SET PROBLEM
Only the lines from the line containing "Write the Apache ECharts code for this chart." through the line containing "const lineColor = '#B9CDE5';" should be reproduced, please, with no pictures.
--- Start EXERCISE INPUT ---
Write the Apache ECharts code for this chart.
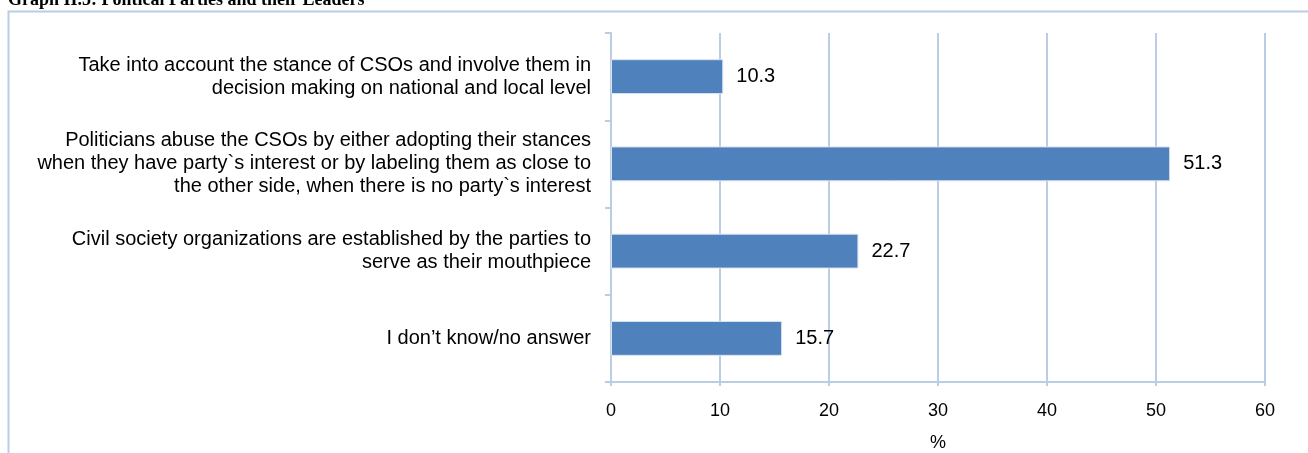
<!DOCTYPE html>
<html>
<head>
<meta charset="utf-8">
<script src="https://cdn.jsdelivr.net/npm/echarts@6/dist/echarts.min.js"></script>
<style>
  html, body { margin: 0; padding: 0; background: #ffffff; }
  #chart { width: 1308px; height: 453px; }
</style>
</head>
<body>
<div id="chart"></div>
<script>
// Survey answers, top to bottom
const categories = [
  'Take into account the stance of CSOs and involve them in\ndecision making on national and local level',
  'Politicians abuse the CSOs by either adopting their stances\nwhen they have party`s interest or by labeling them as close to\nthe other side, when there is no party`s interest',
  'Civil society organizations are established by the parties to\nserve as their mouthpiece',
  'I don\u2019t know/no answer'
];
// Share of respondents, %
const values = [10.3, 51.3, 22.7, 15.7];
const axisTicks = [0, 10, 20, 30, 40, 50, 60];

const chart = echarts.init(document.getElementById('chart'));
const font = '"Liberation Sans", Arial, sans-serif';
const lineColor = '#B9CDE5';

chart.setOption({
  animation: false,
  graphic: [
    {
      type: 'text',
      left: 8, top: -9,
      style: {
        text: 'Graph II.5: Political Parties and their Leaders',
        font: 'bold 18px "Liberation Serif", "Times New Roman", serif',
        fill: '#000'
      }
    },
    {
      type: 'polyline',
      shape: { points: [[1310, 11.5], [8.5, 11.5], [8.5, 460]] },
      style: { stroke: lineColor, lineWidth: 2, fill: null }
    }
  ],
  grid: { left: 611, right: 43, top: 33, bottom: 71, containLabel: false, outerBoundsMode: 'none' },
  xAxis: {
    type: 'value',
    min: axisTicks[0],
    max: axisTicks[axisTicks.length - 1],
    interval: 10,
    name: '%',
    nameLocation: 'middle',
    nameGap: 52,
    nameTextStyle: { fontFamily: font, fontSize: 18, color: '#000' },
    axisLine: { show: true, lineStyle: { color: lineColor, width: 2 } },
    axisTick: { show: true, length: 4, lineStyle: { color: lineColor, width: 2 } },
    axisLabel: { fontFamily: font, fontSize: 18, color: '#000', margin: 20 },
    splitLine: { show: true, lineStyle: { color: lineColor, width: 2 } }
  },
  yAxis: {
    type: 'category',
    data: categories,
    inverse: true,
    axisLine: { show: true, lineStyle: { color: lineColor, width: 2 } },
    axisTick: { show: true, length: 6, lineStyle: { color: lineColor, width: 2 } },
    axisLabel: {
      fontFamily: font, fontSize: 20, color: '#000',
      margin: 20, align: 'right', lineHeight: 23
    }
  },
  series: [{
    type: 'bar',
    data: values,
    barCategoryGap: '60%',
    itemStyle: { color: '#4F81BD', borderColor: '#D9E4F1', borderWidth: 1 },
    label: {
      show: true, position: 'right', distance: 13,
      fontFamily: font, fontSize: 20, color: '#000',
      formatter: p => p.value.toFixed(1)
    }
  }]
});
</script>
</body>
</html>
--- End EXERCISE INPUT ---
--- Start EXERCISE INPUT ---
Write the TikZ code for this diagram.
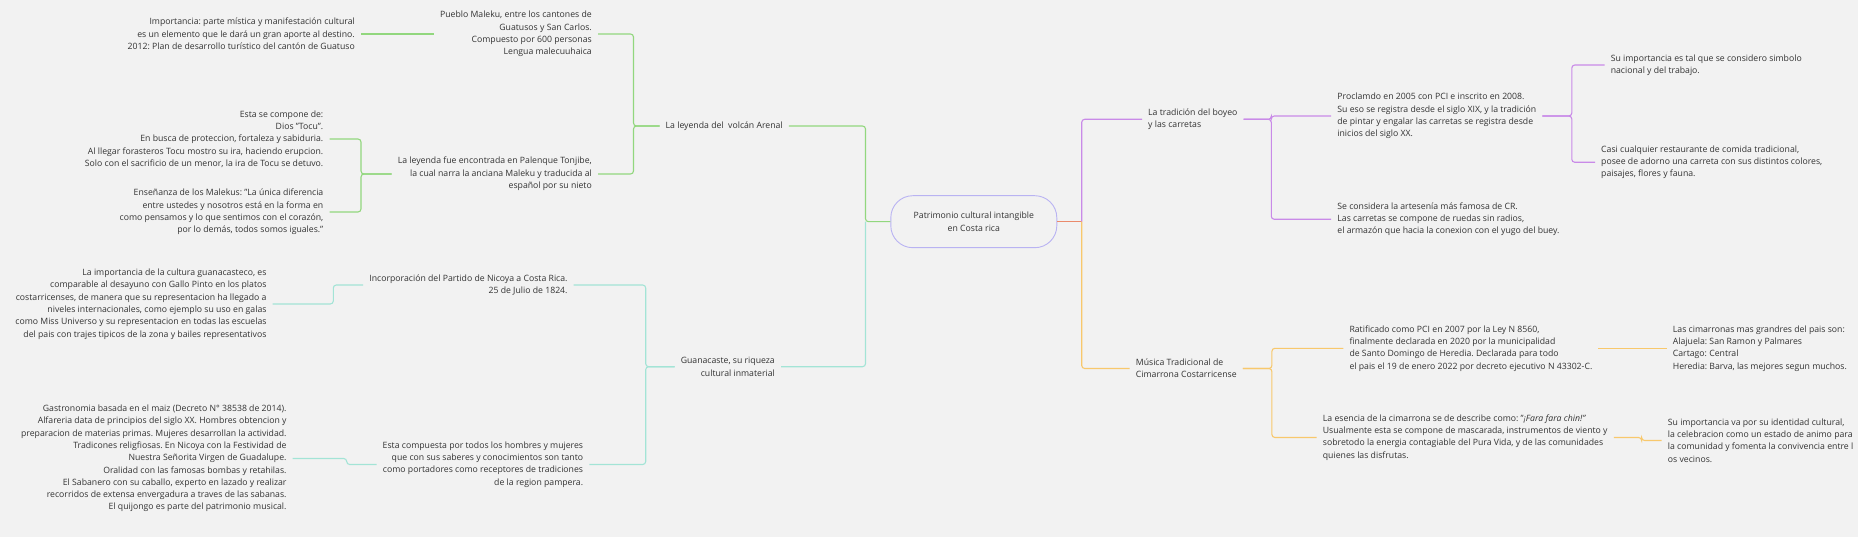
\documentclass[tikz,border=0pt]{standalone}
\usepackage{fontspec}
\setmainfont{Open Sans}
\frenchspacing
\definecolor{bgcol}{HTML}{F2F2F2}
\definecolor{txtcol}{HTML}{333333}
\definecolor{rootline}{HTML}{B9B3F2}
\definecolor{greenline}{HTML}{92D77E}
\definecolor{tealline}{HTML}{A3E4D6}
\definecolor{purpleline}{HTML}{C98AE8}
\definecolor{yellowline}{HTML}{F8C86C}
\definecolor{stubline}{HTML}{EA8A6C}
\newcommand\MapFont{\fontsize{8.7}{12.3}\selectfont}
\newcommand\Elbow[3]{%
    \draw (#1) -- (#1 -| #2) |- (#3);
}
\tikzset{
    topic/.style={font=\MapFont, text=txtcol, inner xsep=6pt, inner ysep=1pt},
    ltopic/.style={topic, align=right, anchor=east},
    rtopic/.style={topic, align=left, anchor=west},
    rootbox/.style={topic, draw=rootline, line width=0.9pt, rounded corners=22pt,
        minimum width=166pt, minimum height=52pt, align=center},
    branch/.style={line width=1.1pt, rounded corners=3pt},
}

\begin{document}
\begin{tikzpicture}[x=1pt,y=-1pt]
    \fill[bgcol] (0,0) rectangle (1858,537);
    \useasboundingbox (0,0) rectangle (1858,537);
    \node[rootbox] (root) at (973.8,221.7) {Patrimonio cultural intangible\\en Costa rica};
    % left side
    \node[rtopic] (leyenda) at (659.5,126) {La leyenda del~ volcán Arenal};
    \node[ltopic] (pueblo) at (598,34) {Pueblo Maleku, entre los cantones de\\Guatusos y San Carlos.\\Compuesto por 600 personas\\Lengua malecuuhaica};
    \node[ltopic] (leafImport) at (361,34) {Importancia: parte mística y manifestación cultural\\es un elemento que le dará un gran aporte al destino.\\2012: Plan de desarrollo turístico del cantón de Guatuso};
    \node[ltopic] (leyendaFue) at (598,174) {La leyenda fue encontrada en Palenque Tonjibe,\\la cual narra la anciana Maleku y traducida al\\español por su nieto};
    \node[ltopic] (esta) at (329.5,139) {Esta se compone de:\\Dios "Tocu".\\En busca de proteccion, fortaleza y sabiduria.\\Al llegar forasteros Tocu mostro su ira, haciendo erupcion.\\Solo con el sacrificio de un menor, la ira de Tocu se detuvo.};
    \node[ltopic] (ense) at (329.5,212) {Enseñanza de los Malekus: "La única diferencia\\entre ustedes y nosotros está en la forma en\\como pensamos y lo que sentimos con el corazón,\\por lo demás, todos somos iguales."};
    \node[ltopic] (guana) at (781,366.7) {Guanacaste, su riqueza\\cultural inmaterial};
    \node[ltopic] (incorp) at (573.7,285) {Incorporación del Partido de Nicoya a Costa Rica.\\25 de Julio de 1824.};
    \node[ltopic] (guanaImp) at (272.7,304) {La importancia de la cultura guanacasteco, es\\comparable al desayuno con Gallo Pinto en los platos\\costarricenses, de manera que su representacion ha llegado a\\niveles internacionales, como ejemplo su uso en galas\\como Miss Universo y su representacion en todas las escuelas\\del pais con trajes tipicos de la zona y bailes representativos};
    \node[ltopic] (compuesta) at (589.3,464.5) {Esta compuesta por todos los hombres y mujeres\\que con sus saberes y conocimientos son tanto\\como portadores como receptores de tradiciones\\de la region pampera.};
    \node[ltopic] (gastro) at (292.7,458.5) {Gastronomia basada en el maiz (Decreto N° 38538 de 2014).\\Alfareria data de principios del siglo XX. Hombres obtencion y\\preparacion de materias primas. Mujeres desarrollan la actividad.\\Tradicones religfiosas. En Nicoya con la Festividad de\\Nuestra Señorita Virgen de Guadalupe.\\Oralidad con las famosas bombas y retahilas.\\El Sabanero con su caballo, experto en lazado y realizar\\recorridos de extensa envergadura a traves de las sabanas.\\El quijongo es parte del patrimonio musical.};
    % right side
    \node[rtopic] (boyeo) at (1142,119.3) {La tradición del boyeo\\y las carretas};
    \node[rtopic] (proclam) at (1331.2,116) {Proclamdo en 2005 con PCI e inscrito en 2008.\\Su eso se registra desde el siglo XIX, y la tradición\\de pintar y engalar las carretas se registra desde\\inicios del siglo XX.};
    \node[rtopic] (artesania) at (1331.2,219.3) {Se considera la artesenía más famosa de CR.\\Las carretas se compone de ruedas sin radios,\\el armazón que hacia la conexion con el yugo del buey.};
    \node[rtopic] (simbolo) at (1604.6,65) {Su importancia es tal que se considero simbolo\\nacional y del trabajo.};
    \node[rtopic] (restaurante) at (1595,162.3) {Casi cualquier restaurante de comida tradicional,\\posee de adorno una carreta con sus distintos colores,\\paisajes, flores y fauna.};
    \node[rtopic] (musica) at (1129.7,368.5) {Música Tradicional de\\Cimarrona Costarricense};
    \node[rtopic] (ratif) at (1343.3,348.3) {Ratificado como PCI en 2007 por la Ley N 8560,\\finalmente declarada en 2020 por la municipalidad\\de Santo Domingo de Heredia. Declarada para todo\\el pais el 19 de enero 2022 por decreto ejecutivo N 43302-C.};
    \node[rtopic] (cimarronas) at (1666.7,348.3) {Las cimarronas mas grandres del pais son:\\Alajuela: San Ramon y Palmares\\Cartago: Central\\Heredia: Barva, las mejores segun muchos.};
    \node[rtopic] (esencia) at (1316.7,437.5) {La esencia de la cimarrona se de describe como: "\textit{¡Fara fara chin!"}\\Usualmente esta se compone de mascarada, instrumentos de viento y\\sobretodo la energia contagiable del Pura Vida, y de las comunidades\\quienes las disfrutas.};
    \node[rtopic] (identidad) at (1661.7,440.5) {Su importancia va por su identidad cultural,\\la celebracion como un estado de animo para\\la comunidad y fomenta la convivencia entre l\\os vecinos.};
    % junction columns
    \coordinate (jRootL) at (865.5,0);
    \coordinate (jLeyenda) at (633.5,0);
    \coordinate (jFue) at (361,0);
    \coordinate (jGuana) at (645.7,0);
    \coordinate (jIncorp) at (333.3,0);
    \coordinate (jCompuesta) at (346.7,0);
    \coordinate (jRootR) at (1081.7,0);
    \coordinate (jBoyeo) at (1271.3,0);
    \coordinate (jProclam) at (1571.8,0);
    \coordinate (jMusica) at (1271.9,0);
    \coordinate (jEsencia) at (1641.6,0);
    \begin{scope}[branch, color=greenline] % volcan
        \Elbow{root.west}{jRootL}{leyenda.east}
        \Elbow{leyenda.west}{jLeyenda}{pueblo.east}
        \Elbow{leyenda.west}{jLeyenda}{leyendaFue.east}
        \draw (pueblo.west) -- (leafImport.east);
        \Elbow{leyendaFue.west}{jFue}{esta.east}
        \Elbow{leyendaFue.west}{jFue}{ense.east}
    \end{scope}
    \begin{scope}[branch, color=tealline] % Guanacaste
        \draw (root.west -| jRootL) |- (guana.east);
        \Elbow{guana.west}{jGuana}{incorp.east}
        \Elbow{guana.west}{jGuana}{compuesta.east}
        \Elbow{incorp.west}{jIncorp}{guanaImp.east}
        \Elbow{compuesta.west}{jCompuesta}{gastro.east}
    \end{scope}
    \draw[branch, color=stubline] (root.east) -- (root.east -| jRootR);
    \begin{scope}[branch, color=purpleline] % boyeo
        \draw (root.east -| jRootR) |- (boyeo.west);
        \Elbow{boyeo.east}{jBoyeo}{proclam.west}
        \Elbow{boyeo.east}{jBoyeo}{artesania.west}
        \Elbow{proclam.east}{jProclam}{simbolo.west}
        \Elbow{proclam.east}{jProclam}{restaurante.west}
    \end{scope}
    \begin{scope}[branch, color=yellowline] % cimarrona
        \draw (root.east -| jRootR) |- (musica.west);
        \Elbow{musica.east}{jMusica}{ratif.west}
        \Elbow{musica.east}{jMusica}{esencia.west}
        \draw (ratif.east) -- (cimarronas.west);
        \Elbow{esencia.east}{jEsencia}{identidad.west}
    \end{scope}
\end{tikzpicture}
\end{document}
--- End EXERCISE INPUT ---
THE REPLY
Write the Apache ECharts code for this chart.
<!DOCTYPE html>
<html>
<head>
<meta charset="utf-8">
<script src="https://cdn.jsdelivr.net/npm/echarts@6/dist/echarts.min.js"></script>
<style>
  html, body { margin: 0; padding: 0; background: #ffffff; }
  #chart { width: 1308px; height: 453px; }
</style>
</head>
<body>
<div id="chart"></div>
<script>
// Survey answers, top to bottom
const categories = [
  'Take into account the stance of CSOs and involve them in\ndecision making on national and local level',
  'Politicians abuse the CSOs by either adopting their stances\nwhen they have party`s interest or by labeling them as close to\nthe other side, when there is no party`s interest',
  'Civil society organizations are established by the parties to\nserve as their mouthpiece',
  'I don\u2019t know/no answer'
];
// Share of respondents, %
const values = [10.3, 51.3, 22.7, 15.7];
const axisTicks = [0, 10, 20, 30, 40, 50, 60];

const chart = echarts.init(document.getElementById('chart'));
const font = '"Liberation Sans", Arial, sans-serif';
const lineColor = '#B9CDE5';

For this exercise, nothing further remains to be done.